Do you think that way it solves the issue?
We have an Servlet based application which can uploads files.
Uploaded files are saved in the server , and after that it is delegated for File Processing and later insert in our Mongo DB.
Files are large greater than 50 mbs and it will take 30m -1 hour depending upon server load.
Problem happens when multiple files gets processed at a time in separate threads off course, but it will eventually slow up the system and finally one of the thread gets aborted , which we can never trace it.
So we are now planning for a Multiple Producer - single consumer based approach , where file jobs are queued one by one , and the Consumer will consume it from queue one by one , but sequentially .
Provided we need the clustering capability to implemented in the application later on ,
For this approach we are planning to implement the below process.
when a file job comes, we will put it in a mongo collection with status New.
Next it will call the consumer thread immediately .
Consumer will check if there is already a running tasks with status "Running"

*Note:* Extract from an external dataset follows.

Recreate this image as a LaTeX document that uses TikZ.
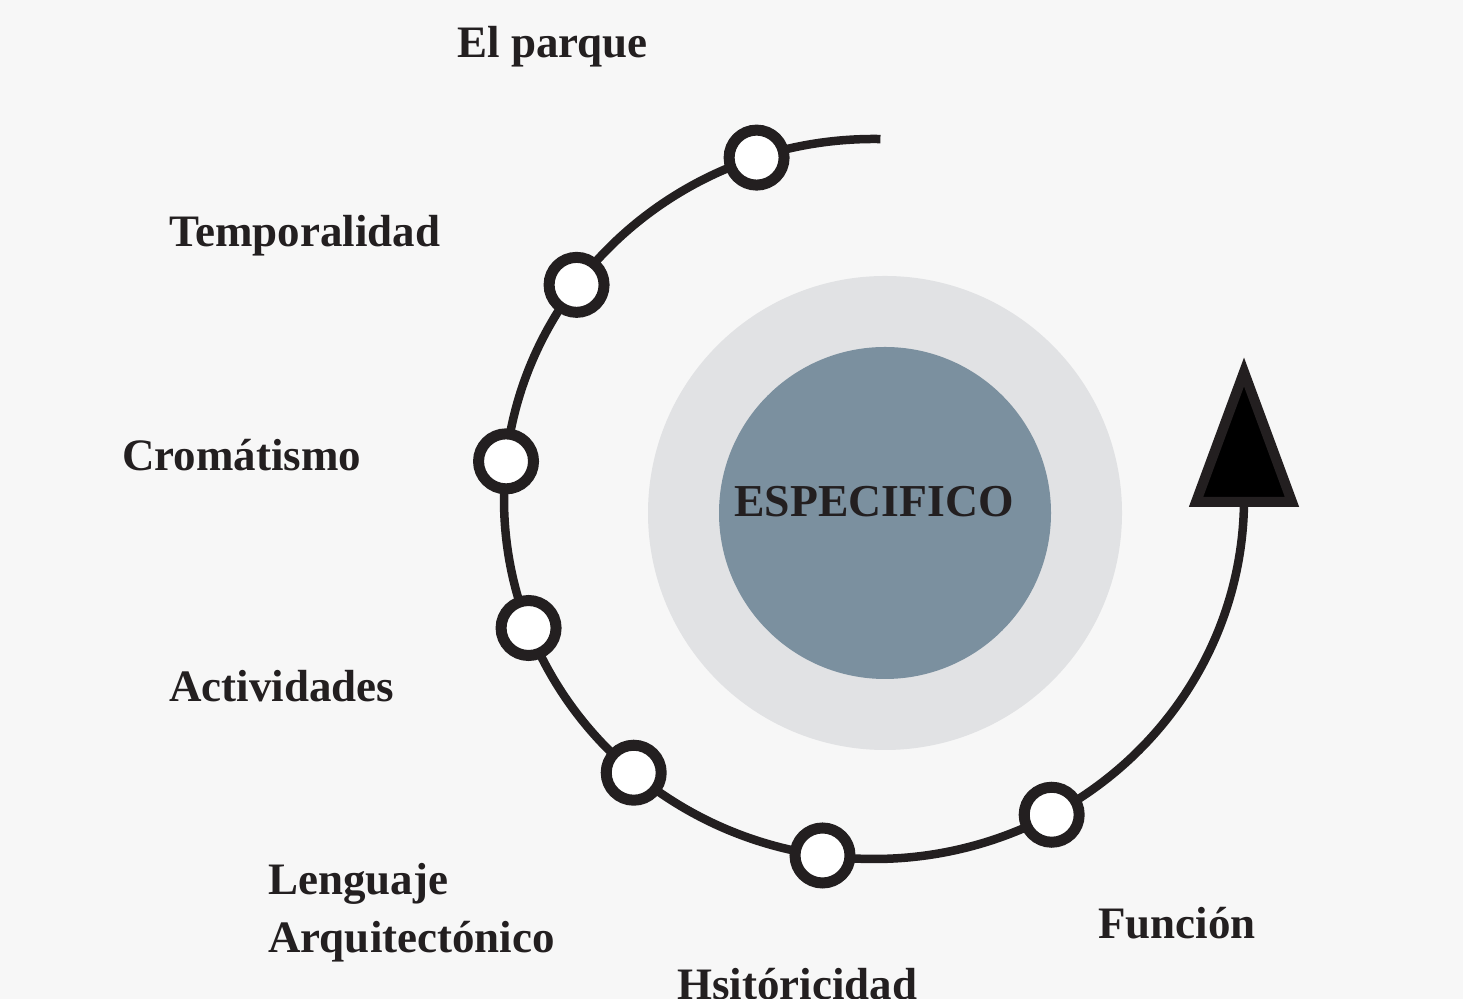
\documentclass[tikz,border=0pt]{standalone}
\usepackage{fontspec}
\setmainfont{Liberation Serif}
\usetikzlibrary{calc}
\definecolor{fondo}{HTML}{F7F7F7}
\definecolor{tinta}{HTML}{231F20}
\definecolor{anillo}{HTML}{E1E2E4}
\definecolor{nucleo}{HTML}{7B909F}

\begin{document}
\begin{tikzpicture}[x=0.02cm,y=0.02cm,
  marca/.style={circle,draw=tinta,line width=0.22cm,fill=white,minimum size=1.1cm,inner sep=0pt},
  etiqueta/.style={anchor=base west,inner sep=0pt,text=tinta,font=\bfseries\fontsize{25.6}{33}\selectfont}]
 \fill[fondo] (0,0) rectangle (1463,999); %fondo
 \useasboundingbox (0,0) rectangle (1463,999);

 \coordinate (C) at (885,486); %centro de los circulos
 \fill[anillo] (C) circle[radius=237];
 \fill[nucleo] (C) circle[radius=166];
 \node[anchor=base,inner sep=0pt,text=tinta,font=\bfseries\fontsize{26}{30}\selectfont]
   (especifico) at (874,482) {ESPECIFICO};

 \coordinate (E) at (874,500); %centro de la espiral
 \draw[tinta,line width=0.17cm] ($(E)+(89:370 and 360)$) coordinate (inicio)
   arc[start angle=89,end angle=360,x radius=370,y radius=360] coordinate (fin);
 \foreach \a [count=\i] in {108.5,143.5,174,201,229.5,262,298.7}
   \node[marca] (m\i) at ($(E)+(\a:370 and 360)$) {};
 \draw[tinta,line width=0.2cm,fill=black,line join=miter]
   ($(fin)+(-48,-3)$) -- ($(fin)+(0,127)$) -- ($(fin)+(48,-3)$) -- cycle; %flecha

 \node[etiqueta] (parque) at (457,941) {El parque};
 \node[etiqueta] (temporalidad) at (169,752) {Temporalidad};
 \node[etiqueta] (cromatismo) at (122,528) {Cromátismo};
 \node[etiqueta] (actividades) at (169,297) {Actividades};
 \node[etiqueta,anchor=north west,align=left] (lenguaje) at (268,136) {Lenguaje\\Arquitectónico};
 \node[etiqueta] (funcion) at (1098,60) {Función};
 \node[etiqueta] (historicidad) at (677,-1) {Hsitóricidad};
\end{tikzpicture}
\end{document}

if there is no running status , it will start the task .
Upon completion ,before ending, consumer will again check the table, if there are any tasks with status NEW , if it is there ,it will take the task IN FIFO manner by checking the time stamp , and the process continuous.
If there is current Running tasks, it will simply insert the new task to db. since there is a already running consumer ,that thread will take care of the new job inserted into db ,while the current process ends.
By this way , we can also ensure that it will run smoothly on the clustered environment also without any additional configuration .
There are message queue based solution with RabbitMQ or ActiveMQ , but wee neeeds to minimize the additional component configuration
Let me know if our approach is correct or ,do we have a better solution out there .
Thanks,